# Objective
Look at the data below and print exactly the lines from its first line through the line with "CartesianGrid, ReferenceDot, Label"; the pictures stay out of the copy.

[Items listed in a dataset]
# # # #
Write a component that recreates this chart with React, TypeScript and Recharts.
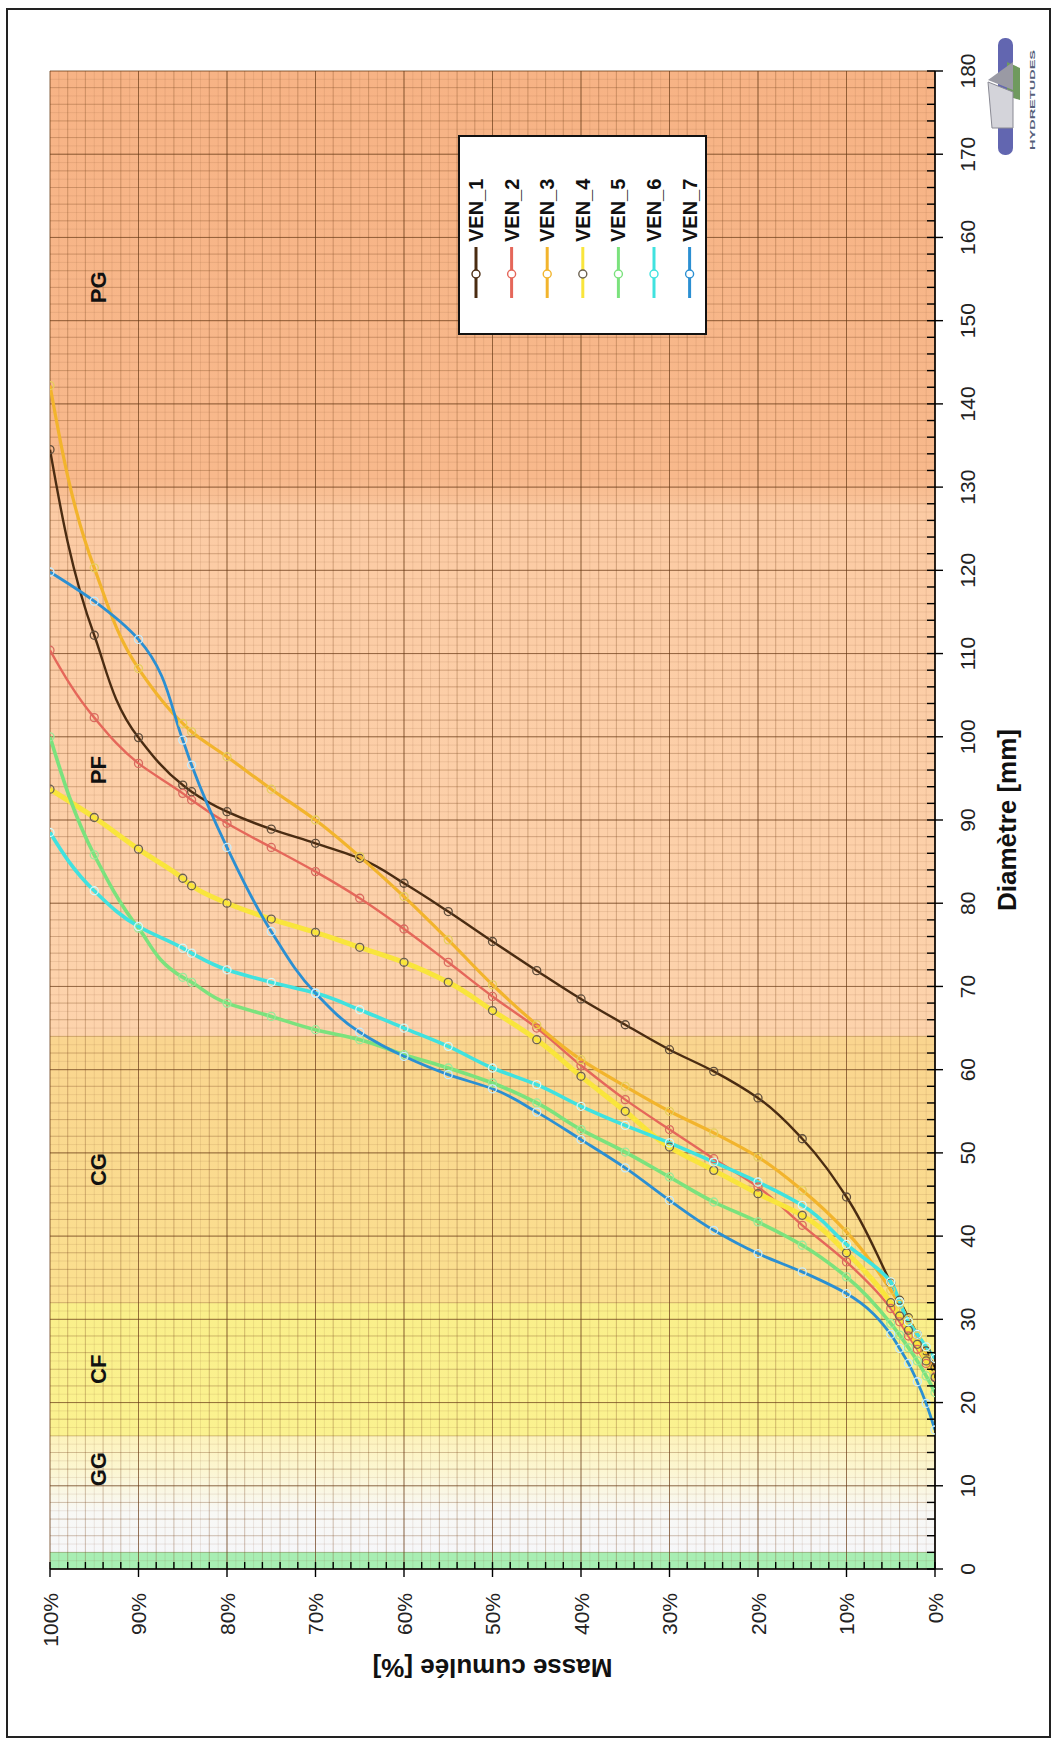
import React from 'react';
import { LineChart, Line, XAxis, YAxis, CartesianGrid, ReferenceDot, Label } from 'recharts';

// Chart is drawn unrotated (Diamètre horizontal, Masse cumulée vertical) then turned -90deg
const W = 1744;
const H = 1060;
const FONT = '"Liberation Sans", Arial, sans-serif';

// cumulative mass levels (%) shared by every sample
const percents = [0, 1, 2, 3, 4, 5, 10, 15, 20, 25, 30, 35, 40, 45, 50, 55, 60, 65, 70, 75, 80, 84, 85, 90, 95, 100];

// diameters (mm) read at each level
const ven1 = [24.2, 26.2, 28.2, 30.2, 32.3, 34.4, 44.7, 51.7, 56.6, 59.8, 62.4, 65.4, 68.5, 71.9, 75.4, 79.0, 82.4, 85.4, 87.2, 88.9, 91.0, 93.4, 94.2, 99.9, 112.2, 134.5];
const ven2 = [23.1, 24.7, 26.4, 28.0, 29.7, 31.3, 36.9, 41.3, 45.9, 49.3, 52.8, 56.4, 60.5, 65.0, 68.8, 72.9, 76.9, 80.6, 83.8, 86.7, 89.6, 92.4, 93.2, 96.8, 102.3, 110.4];
const ven3 = [23.3, 25.8, 28.0, 30.0, 31.8, 33.5, 40.5, 45.5, 49.5, 52.4, 55.0, 58.0, 61.2, 65.4, 70.2, 75.6, 80.8, 85.6, 90.0, 93.7, 97.6, 100.6, 101.6, 108.2, 120.3, 142.2];
const ven4 = [23.0, 25.0, 27.0, 28.7, 30.4, 32.0, 38.0, 42.5, 45.1, 47.9, 50.7, 55.0, 59.2, 63.6, 67.1, 70.5, 72.9, 74.7, 76.5, 78.1, 80.0, 82.1, 83.0, 86.5, 90.3, 93.7];
const ven5 = [21.2, 23.2, 25.0, 26.6, 28.1, 29.5, 35.1, 38.9, 41.7, 44.1, 47.1, 50.1, 52.8, 56.0, 58.4, 60.2, 61.8, 63.6, 64.8, 66.4, 68.0, 70.5, 71.1, 77.0, 85.8, 100.0];
const ven6 = [25.3, 26.7, 28.2, 29.7, 32.1, 34.5, 39.0, 43.7, 46.5, 48.9, 51.2, 53.3, 55.6, 58.2, 60.2, 62.8, 65.0, 67.2, 69.2, 70.5, 72.0, 74.0, 74.6, 77.2, 81.5, 88.5];
const ven7 = [16.7, 19.9, 22.5, 24.7, 26.5, 28.2, 33.1, 35.7, 37.9, 40.7, 44.3, 48.2, 51.6, 54.9, 57.7, 59.4, 61.6, 64.5, 69.2, 76.6, 86.7, 96.6, 99.6, 111.7, 116.3, 119.8];

const seriesNames = ['VEN_1', 'VEN_2', 'VEN_3', 'VEN_4', 'VEN_5', 'VEN_6', 'VEN_7'];
const seriesDiams = [ven1, ven2, ven3, ven4, ven5, ven6, ven7];
const lineColors = ['#4a2c12', '#e5675a', '#f2b42c', '#f9e53c', '#7be27d', '#40e2df', '#2b8fd2'];
const markerColors = ['#5e4c3a', '#d86a5f', '#e6cf5c', '#6b6150', '#9aea9a', '#d2fafa', '#c6ecff'];
const lineWidths = [2.4, 2.4, 3.2, 5, 3.6, 3.6, 2.8];

const diamTicks = [0, 10, 20, 30, 40, 50, 60, 70, 80, 90, 100, 110, 120, 130, 140, 150, 160, 170, 180];
const pctTicks = [0, 10, 20, 30, 40, 50, 60, 70, 80, 90, 100];

// grain size classes
const zoneNames = ['GG', 'CF', 'CG', 'PF', 'PG'];
const zoneCenters = [12, 24, 48, 96, 154];
const zoneLabelPct = 94.6;

// background colour stops along the diameter axis [mm, colour]
const bandStops: [number, string][] = [
  [0, '#a8eeb3'], [2, '#a8eeb3'], [2, '#f6f7f9'], [7, '#f8f8f5'], [12, '#fcf6d0'], [16, '#fdf3bc'],
  [16, '#fbf290'], [32, '#faef8a'], [32, '#fbe08f'], [64, '#fad58f'],
  [64, '#fdd3ac'], [128, '#fccba4'], [128, '#fac49a'], [131, '#f8b98c'], [180, '#f7b385'],
];

const steps = (max: number, step: number) => Array.from({ length: Math.floor(max / step) + 1 }, (_, i) => i * step);
const mm1 = steps(180, 1);
const mm2 = steps(180, 2);
const pct1 = steps(100, 1);
const pct2 = steps(100, 2);

const series = seriesNames.map((name, i) => ({
  name,
  data: percents.map((p, k) => ({ p, d: seriesDiams[i][k] })),
}));

const DiamTick = ({ x, y, payload }: any) => {
  const v = payload.value;
  const major = v % 10 === 0;
  return (
    <g>
      <line x1={x} x2={x} y1={y - 8} y2={major ? y + 8 : y} stroke="#000" strokeWidth={1.4} />
      {major ? (
        <text x={x} y={y + 40} textAnchor="middle" fontSize={21} fontFamily={FONT} fill="#222">{v}</text>
      ) : null}
    </g>
  );
};

const PctTick = ({ x, y, payload }: any) => {
  const v = payload.value;
  const major = v % 10 === 0;
  return (
    <g>
      <line x1={major ? x - 8 : x} x2={x + 7} y1={y} y2={y} stroke="#000" strokeWidth={1.4} />
      {major ? (
        <text x={x - 24} y={y} textAnchor="end" dominantBaseline="central" fontSize={21} fontFamily={FONT} fill="#222">{`${v}%`}</text>
      ) : null}
    </g>
  );
};

const DiamTitle = (props: any) => {
  const vb = props.viewBox || { x: 175, y: 935, width: 1498, height: 90 };
  return (
    <text x={vb.x + vb.width / 2} y={vb.y + 72} textAnchor="middle" dominantBaseline="central"
      fontSize={26} fontWeight={700} fontFamily={FONT} fill="#111">Diamètre [mm]</text>
  );
};

const PctTitle = (props: any) => {
  const vb = props.viewBox || { x: 35, y: 50, width: 140, height: 885 };
  const cx = vb.x + 41;
  const cy = vb.y + vb.height / 2;
  return (
    <text x={cx} y={cy} transform={`rotate(-90, ${cx}, ${cy})`} textAnchor="middle" dominantBaseline="central"
      fontSize={26} fontWeight={700} fontFamily={FONT} fill="#111">Masse cumulée [%]</text>
  );
};

const LegendBox = () => (
  <div style={{ position: 'absolute', left: 1409, top: 458, width: 200, height: 249, background: '#fff', border: '2px solid #111', boxSizing: 'border-box' }}>
    <svg width={196} height={245} style={{ display: 'block' }}>
      {series.map((s, i) => {
        const y = 16 + i * 35.6;
        return (
          <g key={s.name}>
            <line x1={35} x2={86} y1={y} y2={y} stroke={lineColors[i]} strokeWidth={3} />
            <circle cx={59} cy={y} r={4} fill="#fff" stroke={i === 3 ? '#6b6150' : lineColors[i]} strokeWidth={1.4} />
            <text x={91} y={y} dominantBaseline="central" fontSize={20} fontWeight={700} fontFamily={FONT} fill="#111">{s.name}</text>
          </g>
        );
      })}
    </svg>
  </div>
);

const Logo = () => (
  <svg style={{ position: 'absolute', left: 980, top: 30, overflow: 'visible' }} width={70} height={135}>
    <rect x={18} y={8} width={15} height={117} rx={7} fill="#6266b0" />
    <polygon points="27,32 40,38 40,70 27,66" fill="#6f9a5e" />
    <polygon points="8,50 33,32 33,60" fill="#9a9aa4" />
    <polygon points="8,52 33,62 33,98 12,98" fill="#d4d4da" stroke="#8a8a94" strokeWidth={1} />
    <text x={55} y={120} transform="rotate(-90, 55, 120)" fontSize={8} fontWeight={700} fontFamily={FONT} fill="#55607a"
      textLength={100} lengthAdjust="spacingAndGlyphs">HYDRETUDES</text>
  </svg>
);

export default function App() {
  return (
    <div style={{ position: 'absolute', left: 0, top: 0, width: 1060, height: 1744, background: '#fff', overflow: 'hidden' }}>
      <div style={{ position: 'absolute', left: 0, top: 0, width: W, height: H, transformOrigin: '0 0', transform: `translateY(${W}px) rotate(-90deg)` }}>
        <LineChart width={W} height={H} margin={{ top: 50, right: 71, bottom: 35, left: 35 }}>
          <defs>
            <linearGradient id="bandGrad" x1="0" y1="0" x2="1" y2="0">
              {bandStops.map(([d, c], i) => (
                <stop key={i} offset={d / 180} stopColor={c} />
              ))}
            </linearGradient>
          </defs>
          <CartesianGrid fill="url(#bandGrad)" fillOpacity={1} stroke="rgba(130,80,40,0.15)" strokeWidth={0.8}
            verticalValues={mm1} horizontalValues={pct1} />
          <CartesianGrid stroke="rgba(120,70,30,0.3)" strokeWidth={0.8} verticalValues={mm2} horizontalValues={pct2} />
          <CartesianGrid stroke="rgba(100,55,20,0.55)" strokeWidth={1} verticalValues={diamTicks} horizontalValues={pctTicks} />
          <XAxis type="number" dataKey="d" domain={[0, 180]} allowDataOverflow ticks={mm2} interval={0}
            tickSize={0} tickMargin={0} tickLine={false} tick={(p: any) => <DiamTick {...p} />}
            axisLine={{ stroke: '#000', strokeWidth: 1.6 }} height={90}
            label={<Label content={DiamTitle} />} />
          <YAxis type="number" dataKey="p" domain={[0, 100]} allowDataOverflow ticks={pct2} interval={0}
            tickSize={0} tickMargin={0} tickLine={false} tick={(p: any) => <PctTick {...p} />}
            axisLine={{ stroke: '#000', strokeWidth: 1.6 }} width={140}
            label={<Label content={PctTitle} />} />
          {zoneNames.map((z, i) => (
            <ReferenceDot key={z} x={zoneCenters[i]} y={zoneLabelPct} r={0} fill="none" stroke="none"
              label={{ value: z, position: 'center', fontSize: 22, fontWeight: 700, fill: '#111', fontFamily: FONT }} />
          ))}
          {series.map((s, i) => (
            <Line key={s.name} data={s.data} dataKey="p" name={s.name} type="monotone"
              stroke={lineColors[i]} strokeWidth={lineWidths[i]}
              dot={{ r: 4, stroke: markerColors[i], strokeWidth: 1.3, fill: 'none' }}
              activeDot={false} isAnimationActive={false} />
          ))}
        </LineChart>
        <LegendBox />
      </div>
      <div style={{ position: 'absolute', left: 6, top: 8, width: 1045, height: 1730, border: '2px solid #222', boxSizing: 'border-box', pointerEvents: 'none' }} />
      <Logo />
    </div>
  );
}
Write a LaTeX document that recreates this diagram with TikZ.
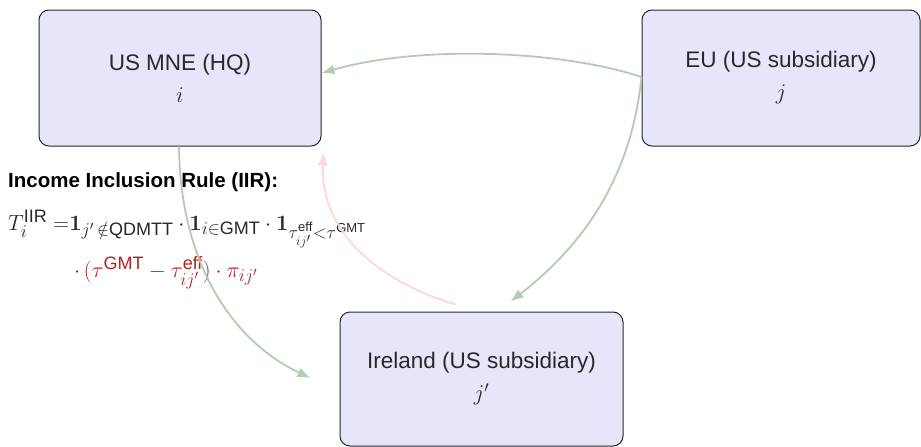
# # # #
# Expected answer
Write a component that recreates this chart with React, TypeScript and Recharts.
import React from 'react';
import { LineChart, Line, XAxis, YAxis, CartesianGrid, ReferenceDot, Label } from 'recharts';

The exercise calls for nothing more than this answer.